News (USA)

Kansas governor will sign law making it legal to ban gays & lesbians from adopting

Kansas governor will sign law making it legal to ban gays & lesbians from adopting
Kansas Governor Jeff Colyer Photo: Official photo

In a late night move, Kansas legislators passed a bill that would allow adoption agencies to discriminate against gay or lesbian couples, saying it “protects” the “sincerely held religious beliefs” of the agency.

The state Senate passed the bill around 2am this morning with a 24-15 vote. The House passed it last night 63-58.

Governor Jeff Colyer has said he will sign it into law despite outcry from businesses, activists, and child care specialists.
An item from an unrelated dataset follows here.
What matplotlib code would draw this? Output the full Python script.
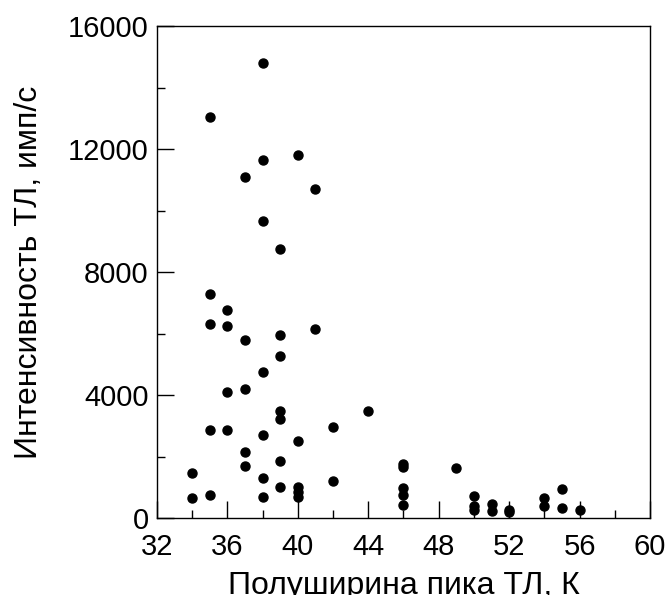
import numpy as np
import matplotlib
matplotlib.use('Agg')
import matplotlib.pyplot as plt
from matplotlib.ticker import MultipleLocator

plt.rcParams['font.family'] = ['Liberation Sans', 'DejaVu Sans']

# half-width of TL peak, K
width_k = [38, 35, 38, 40, 37, 41, 38, 39, 35, 36,
           35, 36, 37, 39, 41, 39, 38, 36, 37, 39,
           39, 44, 35, 36, 38, 40, 42, 37, 39, 37,
           46, 46, 34, 38, 42, 39, 40, 40, 40, 46,
           46, 46, 34, 35, 38, 49, 50, 50, 50, 51,
           51, 52, 52, 54, 54, 55, 55, 56]
# TL intensity, counts/s
intensity = [14800, 13050, 11650, 11800, 11100, 10700, 9650, 8750, 7270, 6770,
             6300, 6240, 5780, 5950, 6150, 5260, 4750, 4100, 4180, 3490,
             3210, 3480, 2850, 2850, 2700, 2520, 2950, 2145, 1860, 1700,
             1750, 1650, 1460, 1310, 1200, 1000, 1000, 860, 690, 975,
             760, 420, 640, 760, 690, 1640, 715, 390, 260, 455,
             230, 260, 190, 660, 390, 930, 335, 260]

fig = plt.figure(figsize=(6.7, 5.95), dpi=100)
ax = fig.add_axes([0.2343, 0.1294, 0.7358, 0.8269])

ax.plot(width_k, intensity, 'o', color='black', markersize=6.5, linestyle='none', clip_on=False)

ax.set_xlim(32, 60)
ax.set_ylim(0, 16000)
ax.xaxis.set_major_locator(MultipleLocator(4))
ax.xaxis.set_minor_locator(MultipleLocator(2))
ax.yaxis.set_major_locator(MultipleLocator(4000))
ax.yaxis.set_minor_locator(MultipleLocator(2000))

ax.tick_params(which='both', direction='in', top=False, right=False, width=1, labelsize=21)
ax.tick_params(which='major', length=12)
ax.tick_params(which='minor', length=6)
ax.tick_params(axis='y', pad=6)
ax.tick_params(axis='x', pad=11)
for sp in ax.spines.values():
    sp.set_linewidth(1)

ax.set_xlabel('Полуширина пика ТЛ, К', fontsize=23)
ax.xaxis.set_label_coords(0.5, -0.108)
ax.set_ylabel('Интенсивность ТЛ, имп/с', fontsize=23)
ax.yaxis.set_label_coords(-0.229, 0.5)

fig.savefig('out.png', dpi=100)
Colyer became governor after Trump tapped former Governor Sam Brownback to lead the Office of International Religious Freedom at the State Department, a position often called the “Religious Freedom Ambassador.”

During his confirmation hearings, Brownback implied that there are circumstances in which executing people for being gay is acceptable. His nomination was opposed by minority religions in this country; his job puts him in charge of promoting the rights of minority religions in other countries.

The measure has been pushed primarily by Catholic adoption agencies who don’t want to place children in homes with gay or lesbian parents. The best interest of the child would be abandoned on the altar of religious dogma.

According to recent studies, Catholic doctrine says homosexuality as an intrinsic evil, but individual Catholics are also overwhelmingly support of LGBTQ rights.

“Catholic Charities and other adoption agencies are key to the fabric of our communities. I look forward to signing this bill because it increases the opportunities for needy children to find loving homes,” Colyer said in a statement.

While most people would think this is an argument in favor of maximizing the number of available parents to take children in, supporters say that religious agencies will their doors instead of placing kids in decent homes that violate the agencies’ “sincerely held religious beliefs.”

A similar bill has passed both chambers of the Oklahoma state legislature and is awaiting Governor Mary Fallin’s signature. She has not indicated whether or not she will sign it.